Correcting this was no different than repairing a broken hammer nose.  The original nose is machined away, a locating hole is drilled in the proper (for a 16) location and a new nose is silver-brazed in place. This method is entirely in keeping with best practices for multiple reasons, they are as follows:

- the hammers are oil-hardening, so welding is verboten.

- Fox hammers are only heat-treated at the sear notch, so heating only the upper extremity has no effect on the part's strength.

- the  hammer nose and the "impact pad" below it are actually the least stressed parts of the hammer, and a properly made silver-braze joint far exceeds the strength requirements in this application.

- OEM Fox parts are no more, and making an entire hammer for a Sterlingworth would be cost-prohibitive.

That takes care of the hammer, now we move on to the sears.  Remember the complaint about having to further open the barrels to extract or insert the shells?  That was caused by having to actually lift the hammers (with the barrels) beyond the point where they are cocked.  When everything is right, the hammers will be cocked just as the barrels open to the point where the rims clear the fences.  When the hammers reach the cocked position before this point, one experiences the above problem.  One also experiences misfires caused by light primer strikes due to the fall of the hammers being shortened.  What causes this?  The relation between the hammer and the sear.  More specifically, the length of the sear nose, which is the area ahead of the pivot.  The longer this is, the longer the distance the hammer will fall.  Obviously, the shorter this distance, the shorter the hammer's travel.  This is one of the reasons that trigger-pull work should never be undertaken by someone that doesn't understand how the entire system works, such as our man here.  He apparently also "adjusted" the trigger pulls by knife-edging the sear noses and, in the process, shortening them beyond salvage.  Since the sears are made of the same material as the hammers, and the nose is the only portion that is heat-treated, welding isn't an option.  Replacing them with new factory parts is also, as of now, no longer an option, so new sears had to be made from O1, fit and heat-treated.
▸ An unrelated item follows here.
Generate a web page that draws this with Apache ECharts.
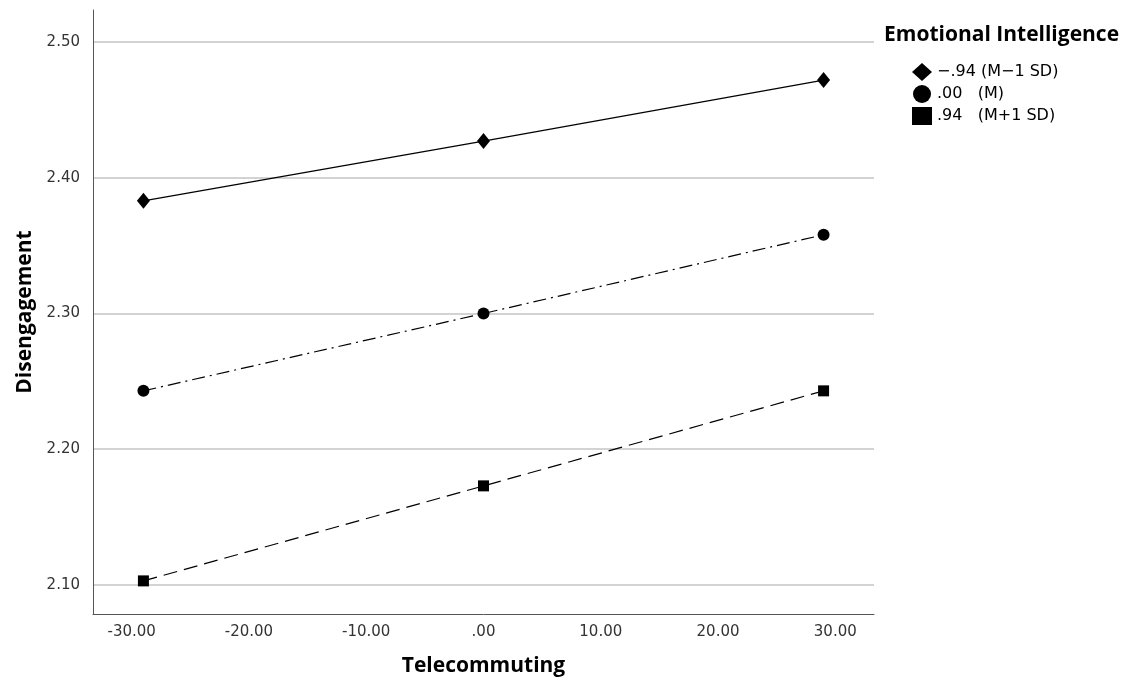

Once the sears were fitted, the noses are heat-treated and the engagement is set using a shop-made jig.

The finished sears,


Except for a few other minor issues that I won't cover here, that takes care of this job.  Just remember, the next time a shooting buddy says "I know somebody who can fix that for ya, cheap too."  Beware.




 



A New Forend Catch for an Ithaca 4E

 The forend catch button and escutcheon were lost and replaced with incorrect parts by a "gunsmith" who shall remain unnamed.   Beside using parts from the wrong grade, they were also from a beavertail forend and so, were effectively flat.  No problem for our intrepid expert, he simply ground the sides to "match" the contour of the splinter forend and, for good measure, he apparently also glued the whole works into the forend wood.  Just for good measure, he also damaged the visible edges of the escutcheon pocket.

The non-original escutcheon and release button,

The damaged inletting and edge,

The new escutcheon blank and release button, turned from 1020,


 The new escutcheon, fitted to the forend.  With this phase complete, it's time to repair the inletting.

The inletting repaired,

Now, it's time to make a new pair of screws to hold it in place.

With the new parts made and fit, I engraved them in the correct manner for a grade 4.


The last step is to finish the parts in the correct manner which, in this case, is nitre blue.  There are some who are adamant that nitre blue can not create a black finish, apparently they know more than the factory did.